# [Directions for this task]
Search the material for the string "React" and copy each line where it occurs.

### Data shown

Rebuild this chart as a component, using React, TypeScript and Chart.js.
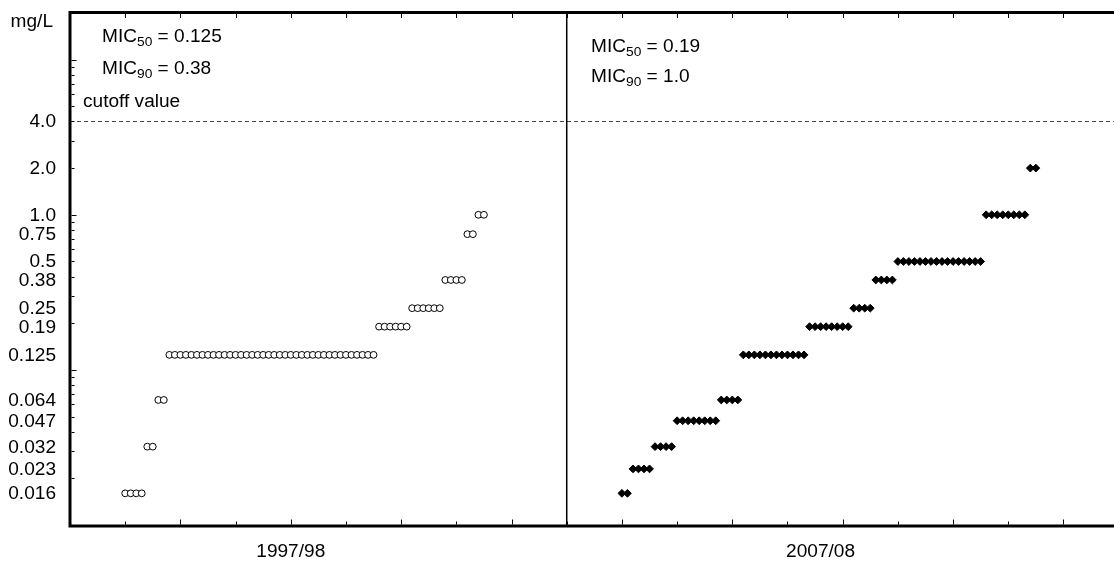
import React, { useEffect, useRef } from 'react';
import { Chart, registerables } from 'chart.js';

Chart.register(...registerables);

// ---------- data ----------
const micLevels = [0.016, 0.023, 0.032, 0.047, 0.064, 0.125, 0.19, 0.25, 0.38, 0.5, 0.75, 1.0, 2.0];
const counts1997 = [4, 0, 2, 0, 2, 38, 6, 6, 4, 0, 2, 2, 0];
const counts2007 = [2, 4, 4, 8, 4, 12, 8, 4, 4, 16, 0, 8, 2];
const periods = ['1997/98', '2007/08'];
const periodFirstIsolate = [10, 100];
const periodLabelX = [40, 136];
const panelDividerX = 90;
const mic50 = ['0.125', '0.19'];
const mic90 = ['0.38', '1.0'];
const cutoffValue = 4.0;
const cutoffLabel = 'cutoff value';
const yUnit = 'mg/L';
const yTickValues = [4, 2, 1, 0.75, 0.5, 0.38, 0.25, 0.19, 0.125, 0.064, 0.047, 0.032, 0.023, 0.016];
const yTickLabels = ['4.0', '2.0', '1.0', '0.75', '0.5', '0.38', '0.25', '0.19', '0.125', '0.064', '0.047', '0.032', '0.023', '0.016'];
const xTickValues = [10, 20, 30, 40, 50, 60, 70, 80, 90, 100, 110, 120, 130, 140, 150, 160, 170, 180];
const yMinorTickValues = [
  0.02, 0.03, 0.04, 0.05, 0.06, 0.07, 0.08, 0.09, 0.1,
  0.2, 0.3, 0.4, 0.5, 0.6, 0.7, 0.8, 0.9, 1,
  2, 3, 4, 5, 6, 7, 8, 9, 10,
];

const X_MIN = 0;
const X_MAX = 189.16;
const Y_MIN = 0.01;
const Y_MAX = 20;

function buildPoints(counts: number[], first: number) {
  const pts: { x: number; y: number }[] = [];
  let idx = first;
  counts.forEach((c, i) => {
    for (let k = 0; k < c; k++) {
      pts.push({ x: idx, y: micLevels[i] });
      idx++;
    }
  });
  return pts;
}

const FONT = '"Liberation Sans", Arial, Helvetica, sans-serif';
const SX = 1.06;
const FS = 18;

function drawText(
  ctx: CanvasRenderingContext2D,
  text: string,
  x: number,
  y: number,
  align: 'left' | 'right' | 'center',
  size: number,
  baseline: CanvasTextBaseline = 'alphabetic'
) {
  ctx.save();
  ctx.font = `${size}px ${FONT}`;
  const w = ctx.measureText(text).width * SX;
  const x0 = align === 'left' ? x : align === 'right' ? x - w : x - w / 2;
  ctx.translate(x0, y);
  ctx.scale(SX, 1);
  ctx.textAlign = 'left';
  ctx.textBaseline = baseline;
  ctx.fillStyle = '#000';
  ctx.fillText(text, 0, 0);
  ctx.restore();
  return w;
}

function drawMic(ctx: CanvasRenderingContext2D, sub: string, value: string, x: number, y: number) {
  let cx = x;
  cx += drawText(ctx, 'MIC', cx, y, 'left', FS);
  cx += drawText(ctx, sub, cx, y + 4, 'left', 13);
  drawText(ctx, ' = ' + value, cx, y, 'left', FS);
}

const decorPlugin = {
  id: 'decor',
  beforeDatasetsDraw(chart: any) {
    const { ctx, chartArea } = chart;
    const xs = chart.scales.x;
    const ys = chart.scales.y;
    ctx.save();
    // cutoff dashed line
    const yc = Math.round(ys.getPixelForValue(cutoffValue)) + 0.5;
    ctx.strokeStyle = '#444';
    ctx.lineWidth = 1;
    ctx.setLineDash([4, 3]);
    ctx.beginPath();
    ctx.moveTo(chartArea.left, yc);
    ctx.lineTo(chartArea.right, yc);
    ctx.stroke();
    ctx.setLineDash([]);
    // panel divider
    const xd = xs.getPixelForValue(panelDividerX);
    ctx.strokeStyle = '#000';
    ctx.lineWidth = 1.5;
    ctx.beginPath();
    ctx.moveTo(xd, chartArea.top);
    ctx.lineTo(xd, chartArea.bottom);
    ctx.stroke();
    ctx.restore();
  },
  afterDatasetsDraw(chart: any) {
    const { ctx, chartArea } = chart;
    const xs = chart.scales.x;
    const ys = chart.scales.y;
    const L = chartArea.left;
    const R = chartArea.right;
    const T = chartArea.top;
    const B = chartArea.bottom;
    ctx.save();
    ctx.strokeStyle = '#000';
    // frame: left axis, top border, bottom axis
    ctx.lineWidth = 3;
    ctx.beginPath();
    ctx.moveTo(L, T - 2);
    ctx.lineTo(L, B + 2.5);
    ctx.moveTo(L - 1.5, T - 0.5);
    ctx.lineTo(R, T - 0.5);
    ctx.moveTo(L - 1.5, B + 1);
    ctx.lineTo(R, B + 1);
    ctx.stroke();
    // x ticks
    ctx.lineWidth = 1;
    ctx.beginPath();
    xTickValues.forEach((v) => {
      const px = Math.round(xs.getPixelForValue(v)) + 0.5;
      const len = v % 20 === 0 ? 5 : 3;
      ctx.moveTo(px, B - 0.5);
      ctx.lineTo(px, B - 0.5 - len);
      ctx.moveTo(px, T + 1);
      ctx.lineTo(px, T + 5);
    });
    // y minor ticks
    yMinorTickValues.forEach((v) => {
      const py = Math.round(ys.getPixelForValue(v)) + 0.5;
      const major = Math.abs(Math.log10(v) - Math.round(Math.log10(v))) < 1e-9;
      ctx.moveTo(L + 1.5, py);
      ctx.lineTo(L + 1.5 + (major ? 5 : 3), py);
    });
    ctx.stroke();
    ctx.restore();

    // y tick labels
    yTickValues.forEach((v, i) => {
      drawText(ctx, yTickLabels[i], 56, ys.getPixelForValue(v) + 1, 'right', FS, 'middle');
    });
    drawText(ctx, yUnit, 53, 27, 'right', FS);
    // period labels
    periods.forEach((p, i) => {
      drawText(ctx, p, xs.getPixelForValue(periodLabelX[i]), 557, 'center', FS);
    });
    // MIC annotations
    drawMic(ctx, '50', mic50[0], 102, 42);
    drawMic(ctx, '90', mic90[0], 102, 74);
    drawText(ctx, cutoffLabel, 83, 107, 'left', FS);
    drawMic(ctx, '50', mic50[1], 591, 52);
    drawMic(ctx, '90', mic90[1], 591, 82);
  },
};

export default function App() {
  const ref = useRef<HTMLCanvasElement | null>(null);
  useEffect(() => {
    if (!ref.current) return;
    const chart = new Chart(ref.current, {
      type: 'scatter',
      data: {
        datasets: [
          {
            label: periods[0],
            data: buildPoints(counts1997, periodFirstIsolate[0]),
            pointStyle: 'circle',
            pointRadius: 3.4,
            pointBorderWidth: 1,
            pointBorderColor: '#000',
            pointBackgroundColor: '#fff',
          },
          {
            label: periods[1],
            data: buildPoints(counts2007, periodFirstIsolate[1]),
            pointStyle: 'rectRot',
            pointRadius: 3.9,
            pointBorderWidth: 1,
            pointBorderColor: '#000',
            pointBackgroundColor: '#000',
          },
        ],
      },
      options: {
        responsive: false,
        animation: false,
        events: [],
        layout: { autoPadding: false, padding: { left: 70, top: 13, right: 0, bottom: 37 } },
        plugins: {
          legend: { display: false },
          tooltip: { enabled: false },
        },
        scales: {
          x: { type: 'linear', display: false, min: X_MIN, max: X_MAX },
          y: { type: 'logarithmic', display: false, min: Y_MIN, max: Y_MAX },
        },
      },
      plugins: [decorPlugin],
    });
    return () => chart.destroy();
  }, []);
  return (
    <div style={{ position: 'absolute', left: 0, top: 0, width: 1114, height: 562, background: '#fff' }}>
      <canvas ref={ref} width={1114} height={562} style={{ width: 1114, height: 562, display: 'block' }} />
    </div>
  );
}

######

# [Task solution]
Rebuild this chart as a component, using React, TypeScript and Chart.js.
import React, { useEffect, useRef } from 'react';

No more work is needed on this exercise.